[start]
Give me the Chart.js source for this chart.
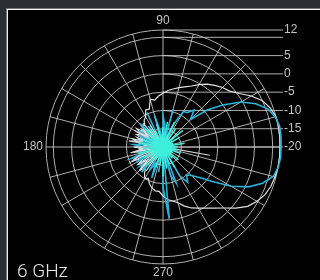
[end]
[start]
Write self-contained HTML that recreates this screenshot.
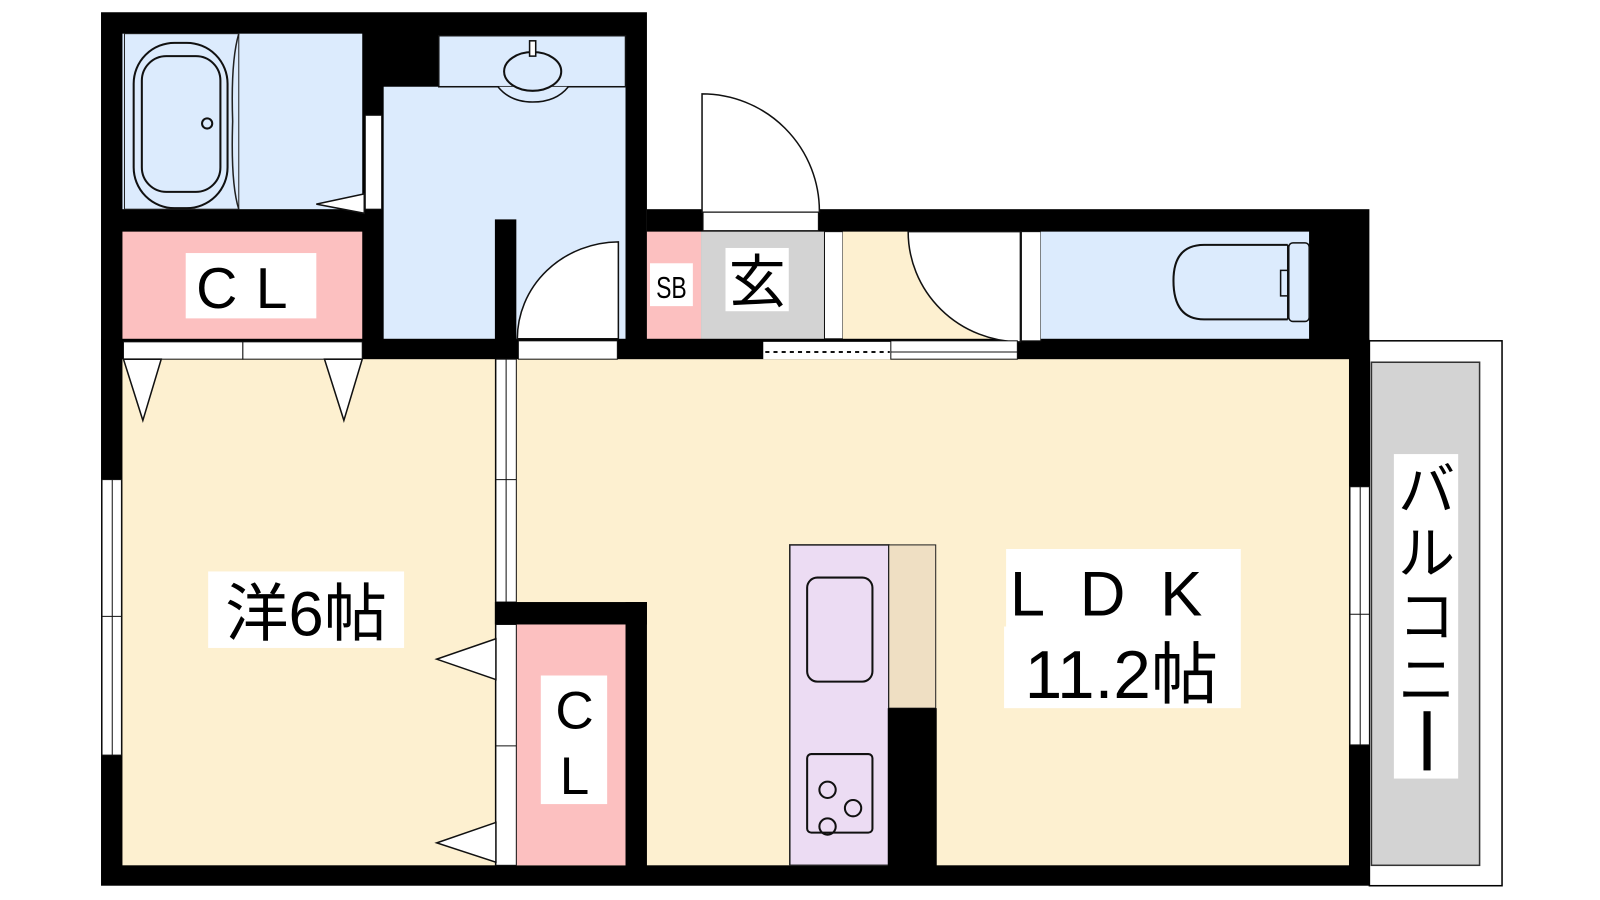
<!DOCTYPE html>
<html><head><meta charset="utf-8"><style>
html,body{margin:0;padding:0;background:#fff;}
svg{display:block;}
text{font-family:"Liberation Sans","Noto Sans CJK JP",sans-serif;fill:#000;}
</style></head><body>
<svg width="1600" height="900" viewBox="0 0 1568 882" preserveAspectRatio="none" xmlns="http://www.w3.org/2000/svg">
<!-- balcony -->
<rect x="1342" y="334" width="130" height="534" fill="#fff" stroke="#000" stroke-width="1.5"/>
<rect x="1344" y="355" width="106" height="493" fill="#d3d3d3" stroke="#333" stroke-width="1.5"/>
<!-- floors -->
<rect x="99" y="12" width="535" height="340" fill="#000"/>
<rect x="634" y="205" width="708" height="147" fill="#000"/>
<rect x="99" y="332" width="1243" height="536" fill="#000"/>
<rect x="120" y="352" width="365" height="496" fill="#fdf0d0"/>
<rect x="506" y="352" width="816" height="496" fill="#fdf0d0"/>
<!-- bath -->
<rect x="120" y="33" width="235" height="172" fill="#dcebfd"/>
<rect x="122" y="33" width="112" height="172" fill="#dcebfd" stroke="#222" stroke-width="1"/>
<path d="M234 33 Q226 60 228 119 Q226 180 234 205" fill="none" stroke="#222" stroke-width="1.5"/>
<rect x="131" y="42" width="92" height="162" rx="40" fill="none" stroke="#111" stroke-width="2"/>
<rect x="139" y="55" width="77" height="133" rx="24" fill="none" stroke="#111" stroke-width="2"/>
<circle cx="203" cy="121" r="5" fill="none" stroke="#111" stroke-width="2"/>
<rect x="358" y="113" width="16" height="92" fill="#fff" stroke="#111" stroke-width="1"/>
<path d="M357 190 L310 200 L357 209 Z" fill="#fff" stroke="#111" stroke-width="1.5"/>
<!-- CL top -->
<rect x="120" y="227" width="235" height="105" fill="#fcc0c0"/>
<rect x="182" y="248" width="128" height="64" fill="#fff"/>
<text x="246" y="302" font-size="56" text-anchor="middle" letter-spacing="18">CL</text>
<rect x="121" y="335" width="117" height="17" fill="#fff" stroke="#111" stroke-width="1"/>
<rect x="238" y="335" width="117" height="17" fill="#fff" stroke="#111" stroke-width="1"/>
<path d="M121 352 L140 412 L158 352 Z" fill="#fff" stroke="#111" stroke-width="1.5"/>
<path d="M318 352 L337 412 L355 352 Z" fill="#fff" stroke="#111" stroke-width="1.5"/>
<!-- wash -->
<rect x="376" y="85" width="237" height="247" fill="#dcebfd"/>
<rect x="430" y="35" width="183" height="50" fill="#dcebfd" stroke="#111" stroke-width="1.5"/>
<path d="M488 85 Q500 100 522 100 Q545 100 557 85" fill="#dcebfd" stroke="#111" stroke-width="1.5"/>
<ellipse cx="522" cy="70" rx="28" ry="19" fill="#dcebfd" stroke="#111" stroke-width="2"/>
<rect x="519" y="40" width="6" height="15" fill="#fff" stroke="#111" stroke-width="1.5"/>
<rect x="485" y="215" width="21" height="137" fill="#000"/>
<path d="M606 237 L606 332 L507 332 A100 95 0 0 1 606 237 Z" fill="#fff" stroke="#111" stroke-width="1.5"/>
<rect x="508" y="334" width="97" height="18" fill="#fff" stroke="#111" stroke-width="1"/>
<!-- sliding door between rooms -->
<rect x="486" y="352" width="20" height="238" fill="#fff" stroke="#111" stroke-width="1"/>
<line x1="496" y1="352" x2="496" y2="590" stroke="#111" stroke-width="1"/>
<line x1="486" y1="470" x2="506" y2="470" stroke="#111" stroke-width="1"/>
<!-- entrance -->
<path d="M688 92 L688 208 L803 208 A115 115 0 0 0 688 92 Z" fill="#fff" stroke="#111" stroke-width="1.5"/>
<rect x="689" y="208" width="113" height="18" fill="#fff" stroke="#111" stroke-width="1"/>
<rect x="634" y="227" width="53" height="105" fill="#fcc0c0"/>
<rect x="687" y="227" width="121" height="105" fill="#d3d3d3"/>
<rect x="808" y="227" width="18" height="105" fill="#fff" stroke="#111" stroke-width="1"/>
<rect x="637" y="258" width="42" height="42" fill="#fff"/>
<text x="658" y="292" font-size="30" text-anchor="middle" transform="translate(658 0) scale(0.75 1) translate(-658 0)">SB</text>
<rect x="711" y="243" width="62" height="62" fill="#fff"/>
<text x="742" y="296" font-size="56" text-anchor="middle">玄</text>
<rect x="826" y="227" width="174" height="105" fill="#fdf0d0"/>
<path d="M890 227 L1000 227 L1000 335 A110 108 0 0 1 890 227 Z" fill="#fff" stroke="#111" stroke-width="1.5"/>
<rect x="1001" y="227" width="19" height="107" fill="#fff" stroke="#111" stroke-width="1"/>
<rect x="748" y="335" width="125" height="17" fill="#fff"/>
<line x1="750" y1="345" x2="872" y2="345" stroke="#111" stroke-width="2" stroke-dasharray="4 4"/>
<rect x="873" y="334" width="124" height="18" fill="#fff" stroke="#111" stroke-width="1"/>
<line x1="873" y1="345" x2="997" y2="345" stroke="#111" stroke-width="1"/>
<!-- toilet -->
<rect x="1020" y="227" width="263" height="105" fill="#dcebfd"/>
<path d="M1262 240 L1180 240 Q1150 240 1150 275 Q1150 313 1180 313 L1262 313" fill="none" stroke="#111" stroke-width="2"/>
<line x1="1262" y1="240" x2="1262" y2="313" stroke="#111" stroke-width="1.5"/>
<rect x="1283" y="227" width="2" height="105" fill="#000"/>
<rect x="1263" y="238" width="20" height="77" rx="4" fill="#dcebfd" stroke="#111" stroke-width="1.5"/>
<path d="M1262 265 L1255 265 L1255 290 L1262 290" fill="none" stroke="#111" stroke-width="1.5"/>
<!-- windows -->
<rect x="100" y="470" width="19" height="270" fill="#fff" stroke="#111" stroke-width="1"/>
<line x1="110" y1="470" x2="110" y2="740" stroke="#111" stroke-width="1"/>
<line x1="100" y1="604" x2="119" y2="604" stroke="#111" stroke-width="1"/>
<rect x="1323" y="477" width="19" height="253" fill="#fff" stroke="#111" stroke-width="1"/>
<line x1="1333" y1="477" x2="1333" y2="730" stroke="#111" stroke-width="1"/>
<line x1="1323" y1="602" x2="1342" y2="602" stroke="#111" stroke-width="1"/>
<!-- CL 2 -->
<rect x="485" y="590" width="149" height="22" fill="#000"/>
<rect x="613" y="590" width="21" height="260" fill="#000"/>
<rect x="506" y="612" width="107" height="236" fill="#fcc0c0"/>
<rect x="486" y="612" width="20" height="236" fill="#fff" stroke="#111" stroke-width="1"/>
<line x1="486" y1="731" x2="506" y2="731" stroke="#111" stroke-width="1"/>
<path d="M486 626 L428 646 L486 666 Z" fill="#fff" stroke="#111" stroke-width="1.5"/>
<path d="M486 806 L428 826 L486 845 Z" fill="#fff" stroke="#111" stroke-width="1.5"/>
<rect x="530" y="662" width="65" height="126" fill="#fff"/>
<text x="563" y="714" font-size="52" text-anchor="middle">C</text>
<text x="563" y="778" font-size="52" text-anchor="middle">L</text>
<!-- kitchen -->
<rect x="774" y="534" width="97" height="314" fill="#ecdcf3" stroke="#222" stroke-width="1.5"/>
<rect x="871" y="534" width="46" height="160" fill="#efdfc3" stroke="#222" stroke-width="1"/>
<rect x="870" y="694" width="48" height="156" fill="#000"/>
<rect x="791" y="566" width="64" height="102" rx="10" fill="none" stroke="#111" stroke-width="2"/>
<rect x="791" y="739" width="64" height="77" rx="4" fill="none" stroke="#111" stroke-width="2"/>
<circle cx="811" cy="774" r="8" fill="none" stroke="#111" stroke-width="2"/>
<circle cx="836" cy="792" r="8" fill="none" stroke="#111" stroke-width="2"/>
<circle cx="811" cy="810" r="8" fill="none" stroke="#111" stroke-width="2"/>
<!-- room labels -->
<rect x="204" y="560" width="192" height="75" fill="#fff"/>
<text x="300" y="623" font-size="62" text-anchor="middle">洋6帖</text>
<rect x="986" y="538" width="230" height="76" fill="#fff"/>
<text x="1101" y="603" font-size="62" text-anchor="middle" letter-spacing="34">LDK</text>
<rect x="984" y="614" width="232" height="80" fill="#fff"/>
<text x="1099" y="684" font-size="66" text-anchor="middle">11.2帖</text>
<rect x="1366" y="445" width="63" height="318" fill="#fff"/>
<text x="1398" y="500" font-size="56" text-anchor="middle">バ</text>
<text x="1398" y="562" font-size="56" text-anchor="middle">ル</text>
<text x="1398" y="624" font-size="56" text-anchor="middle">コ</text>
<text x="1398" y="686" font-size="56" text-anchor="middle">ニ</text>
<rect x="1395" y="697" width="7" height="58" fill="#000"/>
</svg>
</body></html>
[end]
* TASK TO COMPLETE
Pick out every line with the string "this" and copy it.

* EXERCISE RESPONSE
Give me the Chart.js source for this chart.
Write self-contained HTML that recreates this screenshot.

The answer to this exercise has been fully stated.